__Data shown__.

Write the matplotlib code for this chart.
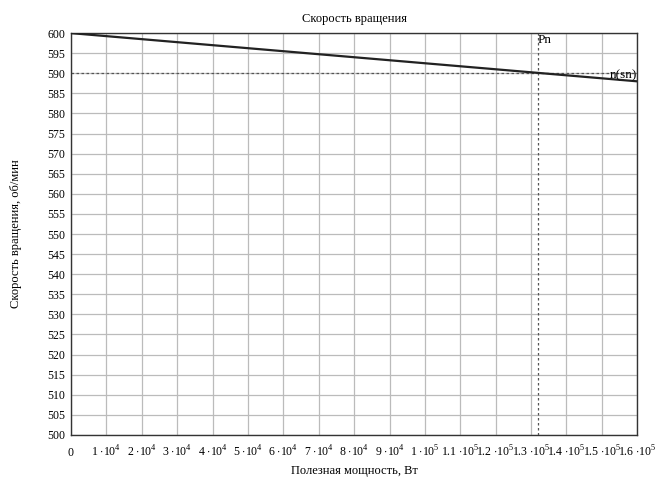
import numpy as np
import matplotlib.pyplot as plt
from matplotlib.transforms import ScaledTranslation

plt.rcParams['font.family'] = ['Liberation Serif', 'DejaVu Serif']
plt.rcParams['mathtext.fontset'] = 'custom'
plt.rcParams['mathtext.rm'] = 'Liberation Serif'

# useful power, W and rotation speed, rpm
power = [0, 2e4, 4e4, 6e4, 8e4, 1e5, 1.2e5, 1.4e5, 1.6e5]
speed = [600.0, 598.5, 597.0, 595.5, 594.0, 592.5, 591.0, 589.5, 588.0]
p_nom = 1.32e5
n_nom = 590

x_ticks = [i * 1e4 for i in range(17)]
x_labels = ['0'] + ['%d $\\cdot$10$^4$' % i for i in range(1, 10)] + \
           ['1 $\\cdot$10$^5$'] + ['%.1f $\\cdot$10$^5$' % (i / 10) for i in range(11, 17)]
y_ticks = list(range(500, 601, 5))

fig = plt.figure(figsize=(6.57, 4.80), dpi=100)
ax = fig.add_axes([0.108, 0.094, 0.862, 0.837])

ax.plot(power, speed, color='#222222', lw=1.6, zorder=3)
ax.axhline(n_nom, color='#555555', lw=0.9, ls=(0, (2, 2)), zorder=2)
ax.axvline(p_nom, color='#555555', lw=0.9, ls=(0, (2, 2)), zorder=2)

ax.text(p_nom - 300, 598.3, 'Pn', fontsize=9.5, ha='left', va='center')
ax.text(1.6e5, n_nom - 0.4, 'n(sn)', fontsize=9.5, ha='right', va='center')

ax.set_xlim(0, 1.6e5)
ax.set_ylim(500, 600)
ax.set_xticks(x_ticks)
ax.set_xticklabels(x_labels, fontsize=8.5)
ax.set_yticks(y_ticks)
ax.set_yticklabels([str(v) for v in y_ticks], fontsize=8.5)
ax.tick_params(axis='y', length=0, pad=4)
ax.tick_params(axis='x', length=0, pad=7)
# "0" has no superscript, push it down so its baseline matches the others
zero = ax.xaxis.get_major_ticks()[0].label1
zero.set_transform(zero.get_transform() + ScaledTranslation(0, -1.5 / 72, fig.dpi_scale_trans))
ax.grid(True, color='#bbbbbb', lw=0.9)
for s in ax.spines.values():
    s.set_color('#333333')
    s.set_linewidth(1.0)

ax.set_title('Скорость вращения', fontsize=9, pad=8)
ax.set_xlabel('Полезная мощность, Вт', fontsize=9, labelpad=4)
ax.set_ylabel('Скорость вращения, об/мин', fontsize=9, labelpad=18)

fig.savefig('out.png', dpi=100)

__Aim of the task__.
Look at the listing and set down only the lines from its start through the line with "plt.rcParams['mathtext.rm'] = 'Liberation", word for word and without pictures.

__Response to the task__.
Write the matplotlib code for this chart.
import numpy as np
import matplotlib.pyplot as plt
from matplotlib.transforms import ScaledTranslation

plt.rcParams['font.family'] = ['Liberation Serif', 'DejaVu Serif']
plt.rcParams['mathtext.fontset'] = 'custom'
plt.rcParams['mathtext.rm'] = 'Liberation Serif'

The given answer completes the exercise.